● Set task
Skipping all pictures, set down the lines of the listing from the first through the one with "17, 10, 8, 6]];".

● Dataset content
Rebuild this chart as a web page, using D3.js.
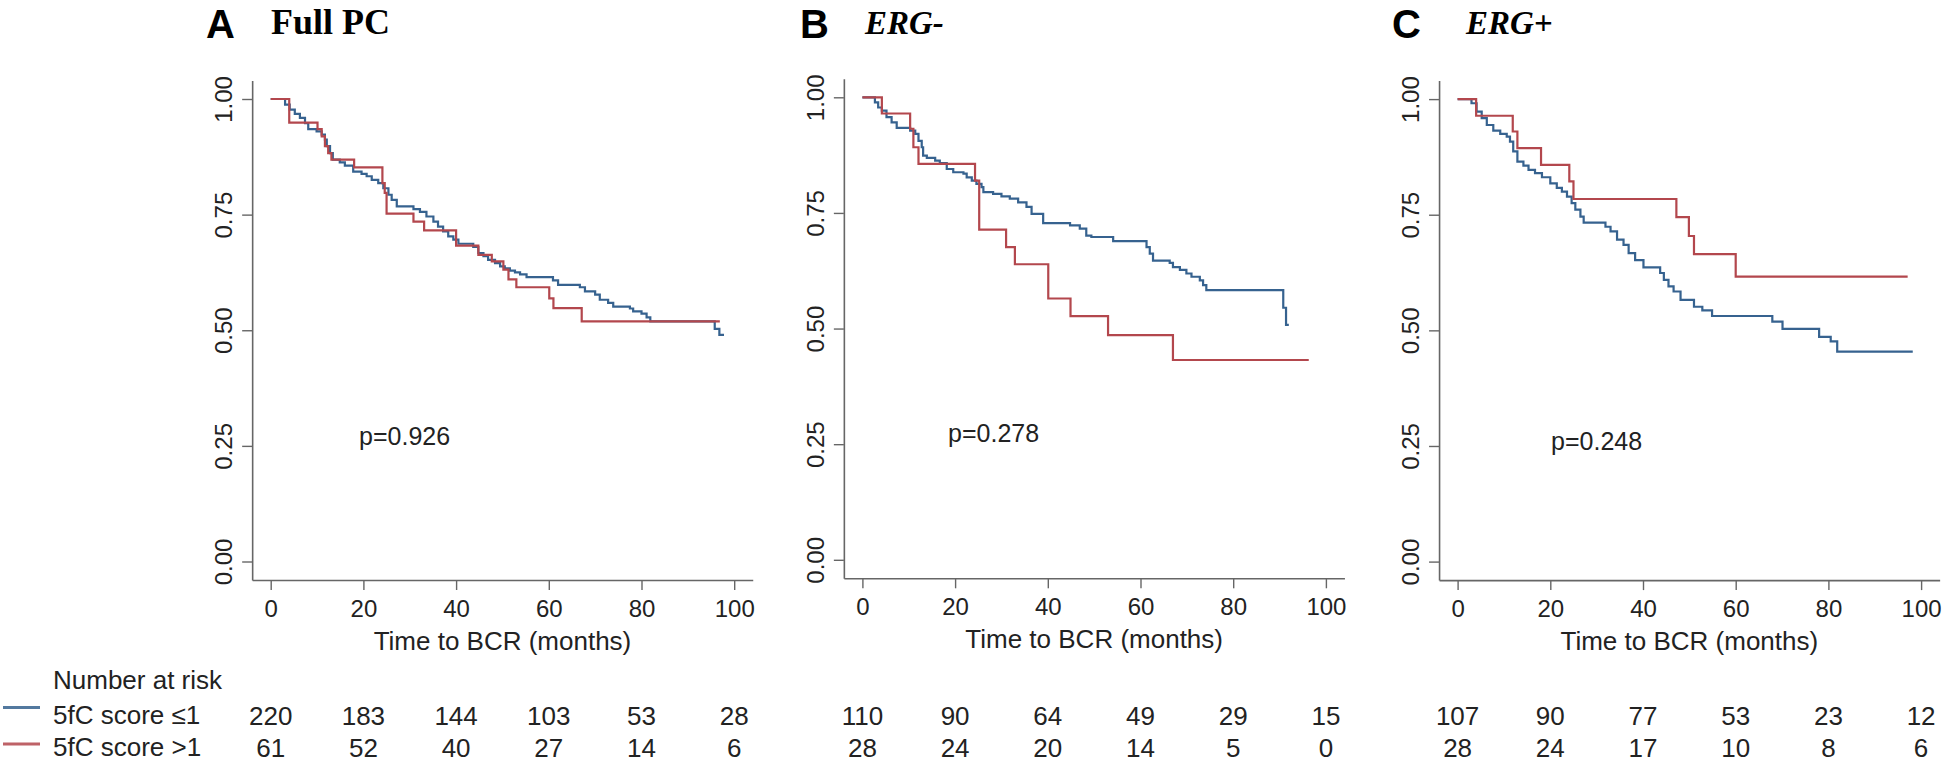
<!DOCTYPE html>
<html>
<head>
<meta charset="utf-8">
<script src="https://cdn.jsdelivr.net/npm/d3@7"></script>
<style>
  html, body { margin: 0; padding: 0; background: #fff; }
  svg { display: block; }
</style>
</head>
<body>
<script>
// ---------------- DATA ----------------
const months = [0, 20, 40, 60, 80, 100];
const yTicks = [0, 0.25, 0.5, 0.75, 1];
const panelLetters = ["A", "B", "C"];
const panelTitles = ["Full PC", "ERG-", "ERG+"];
const pValues = ["p=0.926", "p=0.278", "p=0.248"];
const seriesNames = ["5fC score \u22641", "5fC score >1"];
const riskLow = [[220, 183, 144, 103, 53, 28], [110, 90, 64, 49, 29, 15], [107, 90, 77, 53, 23, 12]];
const riskHigh = [[61, 52, 40, 27, 14, 6], [28, 24, 20, 14, 5, 0], [28, 24, 17, 10, 8, 6]];

// Panel A: Full PC
const fullLowT = [0, 3.1, 4.1, 5.2, 6.3, 7.4, 8.1, 9.9, 11.0, 11.7, 12.1, 12.8, 13.4, 14.9, 16.0, 17.8, 19.6, 20.7, 21.8, 23.2, 24.3, 25.4, 26.1, 27.2, 30.8, 32.2, 33.6, 35.1, 36.1, 37.2, 38.3, 39.4, 40.5, 43.7, 44.8, 45.9, 46.9, 48.4, 49.5, 50.5, 51.6, 52.7, 53.8, 55.2, 60.9, 62.0, 66.7, 67.8, 70.0, 71.0, 72.8, 73.9, 77.5, 78.2, 80.0, 81.1, 81.9, 95.8, 96.8, 97.8];
const fullLowS = [1, 0.988, 0.977, 0.968, 0.959, 0.948, 0.935, 0.930, 0.923, 0.912, 0.898, 0.883, 0.869, 0.863, 0.856, 0.843, 0.838, 0.833, 0.825, 0.818, 0.807, 0.793, 0.782, 0.768, 0.762, 0.756, 0.746, 0.735, 0.724, 0.714, 0.703, 0.696, 0.687, 0.680, 0.667, 0.660, 0.652, 0.645, 0.638, 0.634, 0.629, 0.625, 0.621, 0.615, 0.608, 0.598, 0.593, 0.584, 0.577, 0.566, 0.559, 0.551, 0.547, 0.541, 0.536, 0.528, 0.519, 0.503, 0.490, 0.490];
const fullHighT = [0, 4.0, 10.1, 11.0, 11.7, 12.4, 13.1, 18.0, 24.1, 24.6, 25.0, 30.8, 33.1, 40.0, 44.8, 47.7, 50.2, 51.3, 53.0, 60.1, 61.0, 67.1, 96.9];
const fullHighS = [1, 0.949, 0.935, 0.919, 0.898, 0.883, 0.869, 0.852, 0.818, 0.797, 0.752, 0.735, 0.716, 0.683, 0.663, 0.649, 0.631, 0.610, 0.593, 0.569, 0.548, 0.519, 0.519];

// Panel B: ERG-
const ergNegLowT = [0, 2.7, 3.4, 4.2, 5.2, 6.3, 7.4, 10.3, 11.4, 12.1, 12.8, 13.1, 13.9, 15.7, 16.7, 18.2, 19.6, 21.8, 22.5, 23.6, 24.6, 25.7, 26.1, 28.2, 30.0, 31.8, 33.6, 35.4, 36.5, 39.0, 44.8, 46.9, 48.3, 49.4, 54.1, 61.3, 62.0, 62.7, 66.3, 67.0, 68.5, 69.9, 71.0, 72.8, 73.5, 74.2, 90.8, 91.4, 92.0];
const ergNegLowS = [1, 0.989, 0.978, 0.971, 0.957, 0.946, 0.934, 0.928, 0.921, 0.906, 0.892, 0.874, 0.869, 0.863, 0.858, 0.845, 0.838, 0.835, 0.827, 0.820, 0.813, 0.806, 0.795, 0.791, 0.786, 0.781, 0.773, 0.763, 0.748, 0.728, 0.723, 0.716, 0.701, 0.698, 0.689, 0.676, 0.662, 0.647, 0.642, 0.633, 0.627, 0.619, 0.612, 0.604, 0.594, 0.583, 0.545, 0.508, 0.508];
const ergNegHighT = [0, 4.2, 10.3, 11.0, 12.1, 24.3, 25.2, 31.0, 32.9, 40.1, 44.9, 53.0, 67.0, 96.3];
const ergNegHighS = [1, 0.965, 0.932, 0.892, 0.856, 0.820, 0.714, 0.676, 0.639, 0.565, 0.527, 0.486, 0.432, 0.432];

// Panel C: ERG+
const ergPosLowT = [0, 3.0, 4.1, 5.2, 6.3, 7.7, 9.2, 10.6, 11.3, 12.0, 12.9, 14.2, 15.3, 16.7, 18.2, 20.0, 21.4, 22.5, 23.6, 24.6, 25.4, 26.5, 27.2, 31.9, 33.0, 34.4, 35.8, 36.9, 38.3, 40.1, 43.7, 44.5, 45.5, 46.6, 48.1, 51.0, 52.8, 54.9, 67.9, 70.1, 78.0, 80.5, 81.9, 98.2];
const ergPosLowS = [1, 0.991, 0.973, 0.959, 0.944, 0.932, 0.925, 0.919, 0.908, 0.887, 0.865, 0.856, 0.847, 0.840, 0.831, 0.818, 0.808, 0.800, 0.789, 0.775, 0.761, 0.746, 0.733, 0.724, 0.714, 0.696, 0.685, 0.667, 0.652, 0.636, 0.624, 0.609, 0.595, 0.584, 0.566, 0.551, 0.543, 0.531, 0.519, 0.503, 0.486, 0.476, 0.454, 0.454];
const ergPosHighT = [0, 4.0, 11.9, 12.9, 18.0, 24.1, 25.0, 47.2, 49.9, 51.0, 60.0, 97.1];
const ergPosHighS = [1, 0.964, 0.930, 0.894, 0.858, 0.822, 0.784, 0.745, 0.704, 0.665, 0.616, 0.616];

// p-value annotation anchor (data coordinates)
const pAtMonth = [28.9, 28.3, 30.0];
const pAtSurv = [0.252, 0.255, 0.241];

// ---------------- LAYOUT / STYLE ----------------
const W = 1946, H = 762;
const panelX0 = [270.7, 862.4, 1457.6];   // pixel of month 0
const panelY0 = [561.5, 559.8, 561.6];    // pixel of survival 0
const pxMonth = 4.635, pxUnit = 462.5;
const blue = "#36628f", red = "#b3474d";
const axisCol = "#666";
const txtCol = "#222";
const sans = "'Liberation Sans', Arial, Helvetica, sans-serif";
const serif = "'Liberation Serif', 'DejaVu Serif', serif";

const curves = [
  [[fullLowT, fullLowS], [fullHighT, fullHighS]],
  [[ergNegLowT, ergNegLowS], [ergNegHighT, ergNegHighS]],
  [[ergPosLowT, ergPosLowS], [ergPosHighT, ergPosHighS]]
];
const zip = (t, s) => d3.range(Math.min(t.length, s.length)).map(i => [t[i], s[i]]);

const svg = d3.select("body").append("svg")
  .attr("width", W).attr("height", H)
  .style("background", "#fff");

const titleLetterX = [206, 800, 1392];
const titleNameX = [271, 865, 1466];

panelLetters.forEach((L, i) => {
  const x = d3.scaleLinear().domain([-4, 104])
    .range([panelX0[i] - 4 * pxMonth, panelX0[i] + 104 * pxMonth]);
  const y = d3.scaleLinear().domain([-0.04, 1.04])
    .range([panelY0[i] + 0.04 * pxUnit, panelY0[i] - 1.04 * pxUnit]);

  const g = svg.append("g");

  // titles
  svg.append("text").attr("x", titleLetterX[i]).attr("y", 38)
    .attr("font-family", sans).attr("font-weight", 700)
    .attr("font-size", 40).attr("fill", "#000").text(L);
  svg.append("text").attr("x", titleNameX[i]).attr("y", 34)
    .attr("font-family", serif).attr("font-weight", 700)
    .attr("font-style", i === 0 ? "normal" : "italic")
    .attr("font-size", i === 0 ? 36 : 33).attr("fill", "#000").text(panelTitles[i]);

  // y axis
  const ya = g.append("g").attr("transform", `translate(${x(-4)},0)`)
    .call(d3.axisLeft(y).tickValues(yTicks).tickFormat(d3.format(".2f")).tickSize(10).tickSizeOuter(0));
  // x axis
  const xa = g.append("g").attr("transform", `translate(0,${y(-0.04)})`)
    .call(d3.axisBottom(x).tickValues(months).tickSize(10).tickSizeOuter(0));

  [ya, xa].forEach(a => {
    a.attr("font-family", sans).attr("font-size", 24);
    a.select(".domain").attr("stroke", axisCol).attr("stroke-width", 1.6);
    a.selectAll(".tick line").attr("stroke", axisCol).attr("stroke-width", 1.4);
    a.selectAll(".tick text").attr("fill", txtCol);
  });
  ya.selectAll(".tick text")
    .attr("transform", "rotate(-90)")
    .attr("x", 0).attr("y", -20).attr("dy", 0)
    .attr("text-anchor", "middle");
  xa.selectAll(".tick text").attr("y", 37).attr("dy", 0);

  // axis title
  g.append("text").attr("x", x(50)).attr("y", y(-0.04) + 69.5)
    .attr("text-anchor", "middle").attr("font-family", sans).attr("font-size", 26)
    .attr("fill", txtCol).text("Time to BCR (months)");

  // KM curves
  const line = d3.line().x(d => x(d[0])).y(d => y(d[1])).curve(d3.curveStepAfter);
  [blue, red].forEach((col, k) => {
    const [t, s] = curves[i][k];
    g.append("path").datum(zip(t, s))
      .attr("d", line).attr("fill", "none")
      .attr("stroke", col).attr("stroke-width", 2.2)
      .attr("stroke-linejoin", "miter");
  });

  // p-value
  g.append("text").attr("x", x(pAtMonth[i])).attr("y", y(pAtSurv[i]))
    .attr("text-anchor", "middle").attr("font-family", sans).attr("font-size", 25)
    .attr("fill", txtCol).text(pValues[i]);

  // numbers at risk
  [riskLow[i], riskHigh[i]].forEach((row, k) => {
    svg.append("g").selectAll("text").data(row).join("text")
      .attr("x", (d, j) => x(months[j]))
      .attr("y", k === 0 ? 725 : 756.5)
      .attr("text-anchor", "middle").attr("font-family", sans).attr("font-size", 26)
      .attr("fill", txtCol).text(d => d);
  });
});

// number-at-risk legend
svg.append("text").attr("x", 53).attr("y", 689).attr("font-family", sans)
  .attr("font-size", 26).attr("fill", txtCol).text("Number at risk");
[blue, red].forEach((col, k) => {
  svg.append("line").attr("x1", 3).attr("x2", 40)
    .attr("y1", k === 0 ? 707.5 : 744).attr("y2", k === 0 ? 707.5 : 744)
    .attr("stroke", col).attr("stroke-width", 3).attr("opacity", 0.85);
  svg.append("text").attr("x", 53).attr("y", k === 0 ? 724 : 755.7)
    .attr("font-family", sans).attr("font-size", 26).attr("fill", txtCol)
    .text(seriesNames[k]);
});
</script>
</body>
</html>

● Response for this exercise
Rebuild this chart as a web page, using D3.js.
<!DOCTYPE html>
<html>
<head>
<meta charset="utf-8">
<script src="https://cdn.jsdelivr.net/npm/d3@7"></script>
<style>
  html, body { margin: 0; padding: 0; background: #fff; }
  svg { display: block; }
</style>
</head>
<body>
<script>
// ---------------- DATA ----------------
const months = [0, 20, 40, 60, 80, 100];
const yTicks = [0, 0.25, 0.5, 0.75, 1];
const panelLetters = ["A", "B", "C"];
const panelTitles = ["Full PC", "ERG-", "ERG+"];
const pValues = ["p=0.926", "p=0.278", "p=0.248"];
const seriesNames = ["5fC score \u22641", "5fC score >1"];
const riskLow = [[220, 183, 144, 103, 53, 28], [110, 90, 64, 49, 29, 15], [107, 90, 77, 53, 23, 12]];
const riskHigh = [[61, 52, 40, 27, 14, 6], [28, 24, 20, 14, 5, 0], [28, 24, 17, 10, 8, 6]];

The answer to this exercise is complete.